Rare, Obsidian, Bioware, Bethesda, etc. are all the brand names that carry the legacies of people who don't work there anymore to keep selling shitty products.
Parker Flores
The transition from Nintendo to Microsoft is where it started. Taking the time to learn the Xbox's specs in a short time is why they only released two games on the system. Dinosaur Planet's change into a Star Fox title contributed to some soured views on the company as well who went with Nintendo to change things. I'm definitely sure Microsoft had their hand in fucking up some things, but Rare was just as responsible for their own demise. The claim that they were burned out on platformers was stupid, if N&B was just a prettier Banjo-Kazooie, that would have saved them tenfold. The self-depreciation humor only made the change worse. I knew they were done when they got restructured and this new logo popped up along with all their concept art and cancelled stuff got dumped in droves.
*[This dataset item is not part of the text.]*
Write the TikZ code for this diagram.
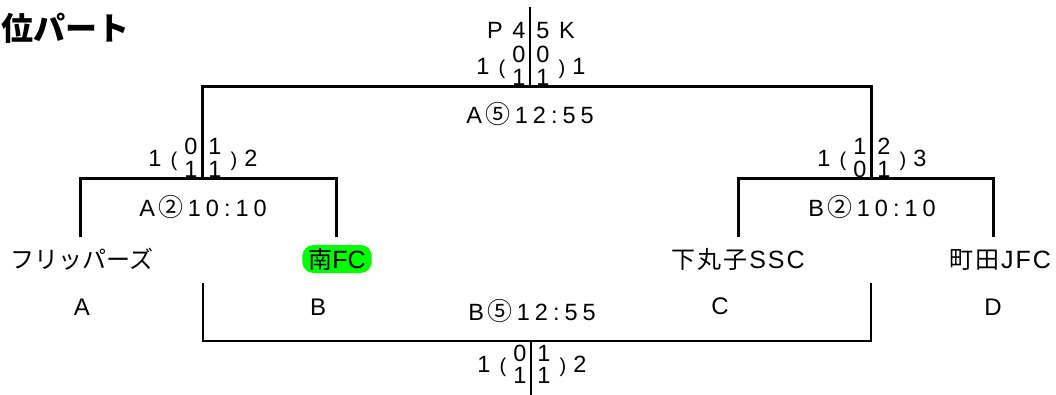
\documentclass[tikz,border=0pt]{standalone}
\usepackage{fontspec}
\setmainfont{Liberation Sans}
\newfontfamily\cjk{Noto Sans CJK JP}
\definecolor{hlgreen}{RGB}{0,255,0}
\newcommand\gp{\kern5pt}
\newcommand\cgp{\kern2pt}
\newcommand\circnum[1]{\kern-1pt{\cjk\fontsize{25}{25}\selectfont #1}\kern-1pt}
\newcommand\scoreblk[7]{%
  \node[sc] (#1-lo) at (-47,\yout) {#2};
  \node[sc,font=\fontsize{20}{20}\selectfont] (#1-lp) at (-28,\yout) {(};
  \node[sc] (#1-tl) at (-11,\ytop) {#3};
  \node[sc] (#1-bl) at (-11,\ybot) {#4};
  \node[sc] (#1-tr) at (13,\ytop) {#5};
  \node[sc] (#1-br) at (13,\ybot) {#6};
  \node[sc,font=\fontsize{20}{20}\selectfont] (#1-rp) at (32,\yout) {)};
  \node[sc] (#1-ro) at (49,\yout) {#7};}
\begin{document}
\begin{tikzpicture}[x=1pt,y=-1pt,
  sc/.style={inner sep=0pt,font=\fontsize{23.5}{23.5}\selectfont,text height=16.8pt,text depth=0pt},
  lbl/.style={inner sep=0pt,font=\fontsize{24}{24}\selectfont,text height=17pt,text depth=0pt},
  nm/.style={inner sep=0pt,font=\fontsize{25}{25}\selectfont,text height=18pt,text depth=0pt},
  mt/.style={inner sep=0pt,font=\fontsize{23.5}{23.5}\selectfont,text height=16.8pt,text depth=0pt},
  brk/.style={line width=3pt},
  ctr/.style={line width=2.2pt},
  thinbrk/.style={line width=1.3pt},
  hl/.style={fill=hlgreen,rounded corners=11pt,minimum height=28pt,inner xsep=6pt,inner ysep=0pt,font=\fontsize{25}{25}\selectfont,text height=18pt,text depth=0pt}]
\useasboundingbox (0,0) rectangle (1056,395);

% title
\node[anchor=west,inner sep=0pt,font=\cjk\bfseries\fontsize{32}{32}\selectfont] (title) at (1,28) {位パート};

% coordinates of the bracket
\coordinate (tt) at (530,7);
\coordinate (tm) at (530,87);
\coordinate (tl) at (202,87);
\coordinate (tr) at (871,87);
\coordinate (lm) at (202,179);
\coordinate (rm) at (871,179);
\coordinate (ll) at (80,179);
\coordinate (llb) at (80,237);
\coordinate (lr) at (336,179);
\coordinate (lrb) at (336,237);
\coordinate (rl) at (738,179);
\coordinate (rlb) at (738,237);
\coordinate (rr) at (993,179);
\coordinate (rrb) at (993,237);
\coordinate (blt) at (203,283);
\coordinate (bl) at (203,341);
\coordinate (br) at (871,341);
\coordinate (brt) at (871,283);
\coordinate (bm) at (531,341);
\coordinate (bb) at (531,395);

% upper bracket lines
\draw[ctr] (tt) -- (tm);
\draw[brk] (lm) -- (tl) -- (tr) -- (rm);
\draw[brk] (llb) -- (ll) -- (lr) -- (lrb);
\draw[brk] (rlb) -- (rl) -- (rr) -- (rrb);
% lower (third place) bracket
\draw[thinbrk] (blt) -- (bl) -- (br) -- (brt);
\draw[thinbrk] (bm) -- (bb);

% top score block
\node[sc] (pk-p) at (495,30) {P};
\node[sc] (pk-4) at (519,30) {4};
\node[sc] (pk-5) at (543,30) {5};
\node[sc] (pk-k) at (567,30) {K};
\def\yout{-21}\def\ytop{-33}\def\ybot{-10}
\begin{scope}[shift={(530,87)}]
\scoreblk{fin}{1}{0}{1}{0}{1}{1}
\end{scope}
\begin{scope}[shift={(202,179)}]
\scoreblk{sfa}{1}{0}{1}{1}{1}{2}
\end{scope}
\begin{scope}[shift={(871,179)}]
\scoreblk{sfb}{1}{1}{0}{2}{1}{3}
\end{scope}
\def\yout{23}\def\ytop{12}\def\ybot{34}
\begin{scope}[shift={(531,341)}]
\scoreblk{thd}{1}{0}{1}{1}{1}{2}
\end{scope}

% match labels
\node[mt] (m1) at (530,115) {A\gp\circnum{⑤}\gp1\gp2\gp:\gp5\gp5};
\node[mt] (m2) at (203,208) {A\gp\circnum{②}\gp1\gp0\gp:\gp1\gp0};
\node[mt] (m3) at (872,208) {B\gp\circnum{②}\gp1\gp0\gp:\gp1\gp0};
\node[mt] (m4) at (532,312) {B\gp\circnum{⑤}\gp1\gp2\gp:\gp5\gp5};

% team names
\node[nm] (ta) at (82,259) {{\cjk\fontsize{24}{24}\selectfont フリッパーズ}};
\node[hl] (tb) at (337,259) {{\cjk\fontsize{24}{24}\selectfont 南}FC};
\node[nm] (tc) at (738,259) {{\cjk\fontsize{24}{24}\selectfont 下\cgp 丸\cgp 子}\cgp S\cgp S\cgp C};
\node[nm] (td) at (1000,259) {{\cjk\fontsize{24}{24}\selectfont 町\cgp 田}\cgp J\cgp F\cgp C};

% group letters
\node[lbl] (la) at (82,307) {A};
\node[lbl] (lb) at (318,307) {B};
\node[lbl] (lc) at (720,306) {C};
\node[lbl] (ld) at (993,307) {D};
\end{tikzpicture}
\end{document}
Banjo however was never too much about platforming, especially Tooie. It was more about exploration and questing. A huge percent of the Jiggies in Tooie are layered behind various puzzles and quests.
This format works great for what you mentioned.
Luke Scott
>People want collectathons >Yooka Laylee switched to a side-scroller after people roasted the first game for not living up to Banjo >Crackdown 3 flopped
Brody Rodriguez
YL wasn't good though, didn't you play it? And Crackdown 3 was fucking terrible, why even mention it? Yes, people don't want to play shit games. Meanwhile AHiT, various Mario properties, and the Spyro remaster did phenomenal.
Michael Foster
The very least they could do is port the XBLA versions to Switch.
>How the fuck did nintendo know when to sell them off? When MS bought Rare's 51% share.
Brayden Fisher
> but Rare still has people from the original team still leading the company,
I hate when people say this.
If the Janitor, the assistant coffee maker, and switch out director, who has no fucking clue what people originally want and is only there to make money, were the only team members left, it still wouldn't mean much and their opinion would be fuck all.
stop trying to sound smart when you're completely oblivious
Matthew Martin
The founders left only a few years after the MS acquisition.
Also, a lot of what made Rare good was based on its time and they refused to adapt to being a modern AAA studio.
Grayson Sanchez
Sneed formerly known as Chuckware
Adrian Russell
Rare started going to shit around 1999. They were too focused on pushing features instead of designing a strong core game. DK64, JFG, SFA, even Tooie to a lesser extent, were all bloated and shallow games.
The Xbox audience does not care for platformers or collectathons. Microsoft already tried several times with Blinx, Conker and Lucky Tales and the gsmes underperformed each time.
Juan Hall
Didn't Iwata once say if he had became President sooner, Rare would have never been sold off? The buyout happened during that time when he was just settling into the role and couldn't really do much about it.
Eli Ortiz
Mario shouldn't be part of this equation. The IP is so big it'll make money no matter what it does. Spyro is also exempt, the series became Englanders for the better part of the 2010s and otherwise struggled to find an audience after the PlayStation days. No shit a remake of the original trilogy would sell well after all that plus Crash bringing fuel to the fire.
A Hat in Time is the only example that really supports the idea but it had to be sold at 10 bucks.
Nathan Howard
nobody who works in rare post the conker remake ever worked on dkc/banjo. They all just fucked off or started making plans for playtonic
Daniel Walker
You typed a lot but I'm not reading it because I don't need to. Go look at every game Rare has actually RELEASED since they stopped working for Nintendo. You will see a trend. I don't want to spoil it for you but releases are few and far between and never very popular, what this means is that they do not have a solid workforce and lack direction, and this has been the case for about twenty years or so. TWENTY YEARS, you are TWENTY YEARS too late to be bitching about "what happened to Rare". Read a book, you fucking child.
John Gonzalez
Banjo shouldn't be in smash if there isn't going to be a new game. Even Kojima delivered on a new metal gear after snake got into smash.
Kayden Taylor
The last new Castlevania game was 5 years ago yet Simon and Richter appeared in smash.
Jose Sanders
Gregg Mayles, lead game designer of Banjo, is at Rare you fucktard.
Caleb Ramirez
It's funny because that still has many times the chance of coming back. I'm thinking of worse offenders here like K rool as well.